Quando afetadas por preconceitos, por exemplo, essas decisões podem ser prejudiciais ao preterirem sempre candidatas mulheres, no caso de um selecionador machista, barrarem promoções a bons funcionários negros, quando o chefe é racista, ou resultarem sempre em penas mais duras a infratores pobres.

Por serem mais visíveis, esses erros têm sido combatidos em empresas e instituições, mas há outros prejuízos embutidos na grande variabilidade inconsciente de julgamentos, dizem os autores.

Pesquisas citadas por Kahneman mostraram que desenvolvedores de software solicitados em dois dias separados a estimar o tempo de conclusão de uma determinada tarefa deram respostas em média 71% diferentes, patologistas que avaliaram a gravidade dos resultados de uma biópsia a classificaram com bastante imprecisão (0,6, num máximo de 1) e funcionários de uma grande seguradora, instados a analisar um mesmo cliente, forneceram avaliações de risco que variavam em até 55%.

A conclusão é que profissionais muitas vezes tomam decisões que se desviam significativamente das de seus pares, das suas próprias decisões anteriores e de regras que eles próprios afirmam seguir, afirmou o professor de Princeton. Isso ocorre por fatores inconscientes diversos, por fatos cotidianos aleatórios e até pelo clima.

“É o ruído que explica por que os médicos prescrevem mais medicamentos no final do dia do que no início ou por que as sentenças judiciais tendem a ser mais severas quando faz muito calor”, exemplifica Sunstein.

Segundo ele, é justamente para evitar esse custo que algumas empresas estão trocando a avaliação humana por algoritmos: “Eles são à prova de ruído: se você fornecer sempre os mesmos dados e o mesmo objetivo, o conjunto de regras o levará à mesma solução”.

O professor de Harvard citou experimentos feitos nos EUA, nos quais o uso de algoritmos em julgamento reduziu o número de pessoas presas, sem elevar a criminalidade.

“Mas somos governados e comandados por humanos, e por isso é relevante mostrar que o ruído existe e tentar reduzi-lo”, acrescentou Kahneman.
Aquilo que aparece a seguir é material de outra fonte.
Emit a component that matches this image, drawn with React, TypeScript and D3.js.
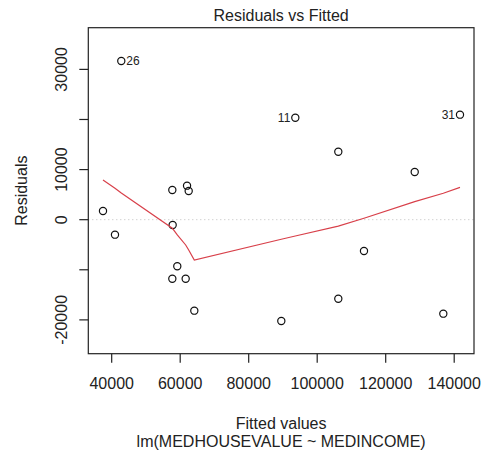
import { useEffect, useRef } from "react";
import * as d3 from "d3";

// fitted values and residuals
const FITTED = [37460, 40960, 42800, 57700, 61600, 57800, 59150, 57700, 62000, 62480, 64120, 89520, 93610, 106160, 106160, 113660, 128470, 136820, 141690];
const RESIDUALS = [1740, -2990, 31680, 5930, -11780, -1060, -9300, -11780, 6790, 5730, -18160, -20220, 20360, -15770, 13570, -6250, 9520, -18760, 20960];
// observation ids labelled on the plot (index into the arrays above)
const LABELLED = [
  { idx: 2, label: "26" },
  { idx: 12, label: "11" },
  { idx: 18, label: "31" },
];

// lowess smooth, evaluated at the sorted fitted values
const SMOOTH_X = [37460, 40960, 42800, 57700, 57800, 59150, 61600, 62000, 62480, 64120, 89520, 93610, 106160, 113660, 128470, 136820, 141690];
const SMOOTH_Y = [7920, 6270, 5330, -1700, -1800, -3050, -5050, -5510, -6050, -8040, -3900, -3250, -1300, 280, 3600, 5270, 6450];

const X_TICKS = [40000, 60000, 80000, 100000, 120000, 140000];
const Y_TICKS = [-20000, -10000, 0, 10000, 20000, 30000];
const Y_TICK_LABELS = [-20000, 0, 10000, 30000]; // R drops the ones that would overlap

const W = 487, H = 453;
const FONT = "'Liberation Sans', Arial, Helvetica, sans-serif";

export default function App() {
  const ref = useRef<SVGSVGElement>(null);

  useEffect(() => {
    const svg = d3.select(ref.current);
    svg.selectAll("*").remove();

    const left = 88.3, right = 474, top = 27.7, bottom = 353.7;
    const x = d3.scaleLinear().domain([33170, 145780]).range([left, right]);
    const y = d3.scaleLinear().domain([-26750, 38320]).range([bottom, top]);

    svg.append("rect").attr("width", W).attr("height", H).attr("fill", "#fff");

    // zero reference line
    svg.append("line")
      .attr("x1", left).attr("x2", right)
      .attr("y1", y(0)).attr("y2", y(0))
      .attr("stroke", "#bebebe")
      .attr("stroke-dasharray", "1,3");

    // points
    svg.selectAll("circle.pt")
      .data(FITTED.map((f, i) => ({ f, r: RESIDUALS[i] })))
      .join("circle")
      .attr("class", "pt")
      .attr("cx", d => x(d.f))
      .attr("cy", d => y(d.r))
      .attr("r", 3.6)
      .attr("fill", "none")
      .attr("stroke", "#111")
      .attr("stroke-width", 1.2);

    // smoother
    const line = d3.line<number>()
      .x((_, i) => x(SMOOTH_X[i]))
      .y(d => y(d));
    svg.append("path")
      .attr("d", line(SMOOTH_Y))
      .attr("fill", "none")
      .attr("stroke", "#d8404a")
      .attr("stroke-width", 1.2);

    // point labels: left half to the right, right half to the left
    const midX = (d3.min(FITTED)! + d3.max(FITTED)!) / 2;
    svg.selectAll("text.lab")
      .data(LABELLED)
      .join("text")
      .attr("class", "lab")
      .attr("x", d => FITTED[d.idx] < midX ? x(FITTED[d.idx]) + 5 : x(FITTED[d.idx]) - 5)
      .attr("y", d => y(RESIDUALS[d.idx]) + 4.3)
      .attr("text-anchor", d => FITTED[d.idx] < midX ? "start" : "end")
      .attr("font-family", FONT)
      .attr("font-size", 12)
      .attr("fill", "#222")
      .text(d => d.label);

    // box
    svg.append("rect")
      .attr("x", left).attr("y", top)
      .attr("width", right - left).attr("height", bottom - top)
      .attr("fill", "none").attr("stroke", "#222").attr("stroke-width", 1.2);

    // x axis
    const xa = svg.append("g");
    xa.selectAll("line")
      .data(X_TICKS)
      .join("line")
      .attr("x1", d => x(d)).attr("x2", d => x(d))
      .attr("y1", bottom).attr("y2", bottom + 9)
      .attr("stroke", "#222").attr("stroke-width", 1.2);
    xa.selectAll("text")
      .data(X_TICKS)
      .join("text")
      .attr("x", d => x(d))
      .attr("y", 389)
      .attr("text-anchor", "middle")
      .attr("font-family", FONT)
      .attr("font-size", 16)
      .attr("fill", "#222")
      .text(d => String(d));

    // y axis
    const ya = svg.append("g");
    ya.selectAll("line")
      .data(Y_TICKS)
      .join("line")
      .attr("x1", left - 9).attr("x2", left)
      .attr("y1", d => y(d)).attr("y2", d => y(d))
      .attr("stroke", "#222").attr("stroke-width", 1.2);
    ya.selectAll("text")
      .data(Y_TICK_LABELS)
      .join("text")
      .attr("transform", d => `translate(67,${y(d)}) rotate(-90)`)
      .attr("text-anchor", "middle")
      .attr("font-family", FONT)
      .attr("font-size", 16)
      .attr("fill", "#222")
      .text(d => String(d));

    // titles
    const cx = (left + right) / 2;
    const title = (txt: string, yy: number) =>
      svg.append("text")
        .attr("x", cx).attr("y", yy)
        .attr("text-anchor", "middle")
        .attr("font-family", FONT).attr("font-size", 16)
        .attr("fill", "#222")
        .text(txt);
    title("Residuals vs Fitted", 20.5);
    title("Fitted values", 429);
    title("lm(MEDHOUSEVALUE ~ MEDINCOME)", 447);
    svg.append("text")
      .attr("transform", `translate(27,${(top + bottom) / 2}) rotate(-90)`)
      .attr("text-anchor", "middle")
      .attr("font-family", FONT).attr("font-size", 16)
      .attr("fill", "#222")
      .text("Residuals");
  }, []);

  return (
    <svg
      ref={ref}
      width={W}
      height={H}
      style={{ position: "absolute", left: 0, top: 0 }}
    />
  );
}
No novo livro, o foco dos pesquisadores foi elencar processos que uma empresa pode adotar para evitar injustiças e ter mais coerência em suas decisões.

Batizado de “higiene das decisões”, o método não depende de que se saiba o que está criando o ruído, disse Sibony: “É como lavar as mãos. Você não sabe se está se livrando do coronavírus, de um vírus da gripe ou de uma bactéria, e isso não importa, desde que evite que você adoeça”.

Entre as recomendações está a de dividir cada avaliação em partes —no caso de uma contratação, por exemplo, opinar separadamente sobre a formação, a experiência, a desenvoltura e a empatia.

Quando julgamentos são tomados por um comitê, os autores sugerem que cada avaliador dê sua opinião sem conhecer a do colega (para evitar interferências). O que se quer, dizem os autores, não é pasteurizar as avaliações, mas “limpar” cada uma delas de uma variação inconsciente.

"Depois que os diversos atributos do candidato foram julgados de forma independente, aí, sim, pode-se recorrer à intuição para a escolha final”, afirmou Kahneman.

Como mostram suas pesquisas anteriores, as pessoas tendem a decidir rapidamente baseadas na intuição, o que prejudica o resultado. “Prolongar a análise é quase sempre benéfico”, afirmou.

Outra orientação é criar protocolos para casos de decisões recorrentes, como os que um piloto segue quando há um problema no avião, por exemplo. “Outro caso atual em que regras prévias ajudariam é em decidir qual conteúdo deve ser bloqueado numa rede social”, diz Sunstein.

Antes de tudo, diz ele, é fundamental reconhecer o problema. “Nenhuma técnica de redução de ruído será implantada se não entendermos que essa variabilidade extrema existe e provoca erros frequentes e grandes injustiças.”